Top EPA air policy official Bill Wehrum has come under fire recently after documents released to the Sierra Club under the Freedom of Information Act brought to light his continued relationship with former clients.
Is he officially violating ethics rules? Probably not. But does it look like Wehrum is still at his former clients’ beck and call? Hell yes.
This shouldn’t come as a surprise. While serving in the EPA under George W. Bush, Wehrum repeatedly (and unsuccessfully) went to bat for polluters. As Sen. Tom Carper (D-DE) pointed out at Wehrum’s Senate confirmation hearing, the last time Wehrum was in charge at the EPA, courts ruled against him 27 different times. It was after this stint under President Bush that Wehrum went to work as a partner at the law firm Hunton & Williams (now Hunton Andrews Kurth) where he represented many industry groups. After all, who doesn’t like to sit around and get real paid?
Apparently, Wehrum not only made money on K Street, but also friends. As the Washington Post reports this week, Wehrum is putting in the time to maintain those relationships but claims that his former clients and coworkers are “just friends.” Though the line between friendship and business is far from clear, Wehrum insists that he can “still be friends with” them as long as they haven’t mixed bizness with pleasure.
As Politico reported last week, documents show that in June of 2017 a coalition of utilities that Wehrum represented called Utility Air Regulatory Group, or UARG, strategized about installing friendlies at the EPA as regulators to shape federal policy in their favor. Wehrum was a part of that meeting. Less than six months later, he became one of those key regulators. If that’s enough to cause some nausea, stop reading now, because it gets worse.
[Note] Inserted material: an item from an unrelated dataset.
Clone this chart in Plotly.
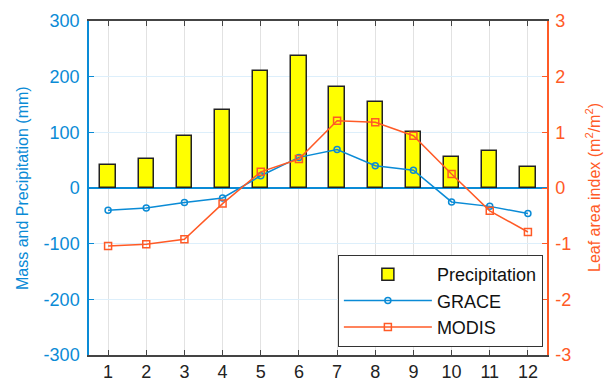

Technically, there is no federal rule that stops Wehrum from working on regulations that impact the industry he once represented. And measures taken to redact the information that identifies the company, in order to prevent a conflict of interest, doesn’t do much when the content makes it clear it was an issue in which Wehrum was intimately involved. “The scandal here is what is legal,” law professor and ethics expert Kathleen Clark told Politico.
Wehrum also signed an ethics pledge that requires him to recuse himself from matters involving his former employers and clients for two years--with a loophole. As Wehrum has said before, everything is apparently above board as long as meetings with industry are “open to all interested parties.” But that doesn’t mean these parties are where it’s at, and any member of the public could join. Instead, according to Wehrum anyway, means any meeting with more than five participants, even if all those participants were former industry clients.
Since UARG got paid by EEI, the utility industry’s propaganda arm, rather than Hunton itself, it’s not a formal entity and can describe itself as an “ad hoc” group of utilities. It also adds a layer of secrecy: UARG can just claim contributions from EEI, and not the individual companies who donate funds to EEI that pass through to UARG. So if you’re looking for transparency and funding disclosure, that may be a lost cause.
While Wehrum maintains he’s done everything by the book, no everyone is convinced. Last week, Rep. Pallone Jr., Sen. Whitehouse and Sen. Carper asked the EPA’s Office of Inspector General to investigate Wehrum’s conduct, contending that he has paid no mind to the ethics pledge requiring he recuse himself from matters involving former clients and employers.
But since it appears that in order to violate ethics rules preventing a lobbyist from improperly aiding a client, that client merely needs to be a group of companies instead of a single one, and then you can funnel your money through that group to make transparency impossible, Wehrum just might get away with pushing policies that would create a lot of new pollution.
In this “Drain the Swamp” administration, if you have polluters’ dollar bills lining your clothes, you don’t uphold ethical norms, you Wehrum down.